The Battle of Dumpu was an action fought in September and October 1943 between Australian and Japanese forces in New Guinea during the Markham and Ramu Valley – Finisterre Range campaign of World War II. After the Battle of Kaiapit on 20 September 1943, in which the 2/6th Independent Company won a stunning victory against a numerically superior Japanese force, Ivan Dougherty's 21st Infantry Brigade of the 7th Division advanced from Kaiapit to Dumpu in the Ramu Valley. During the entire advance, the Australian and American forces in the Ramu Valley were supplied by air. The capture of the Ramu Valley allowed a forward airbase to be developed at Gusap.

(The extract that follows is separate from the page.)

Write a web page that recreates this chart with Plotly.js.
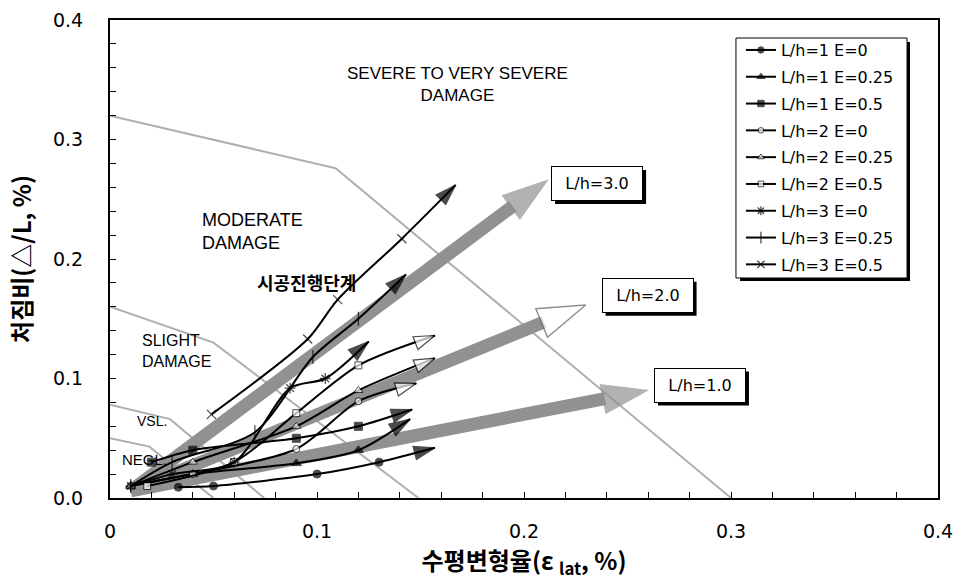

The Markham Valley is part of a flat, elongated depression varying from 8 to 32 kilometres (5.0 to 19.9 mi) wide that cuts through the otherwise mountainous terrain of the interior of New Guinea, running from the mouth of the Markham near the port of Lae, to that of the Ramu some 600 kilometres (370 mi) away. The two rivers flow in opposite directions, separated by an invisible divide about 130 kilometres (81 mi) from Lae. The area is flat and suitable for airstrips, although it is intercut by many tributaries of the two main rivers. The area around the divide was the largest area in New Guinea bereft of forest cover, and was passable by vehicles. Between the Ramu Valley and Madang lay the rugged and aptly named Finisterre Ranges.

In the wake of the landing at Nadzab on 5 September 1943, and the subsequent capture of Lae on 16 September 1943, Major General George Alan Vasey's 7th Division moved on to the next task assigned by the Commander in Chief, South West Pacific Area, General Douglas MacArthur, in the June 1943 directive that outlined Operation Cartwheel. This entailed protecting the area it had secured around Nadzab to allow airfields to be developed there, along with the existing airfields around Goroka and Bena Bena.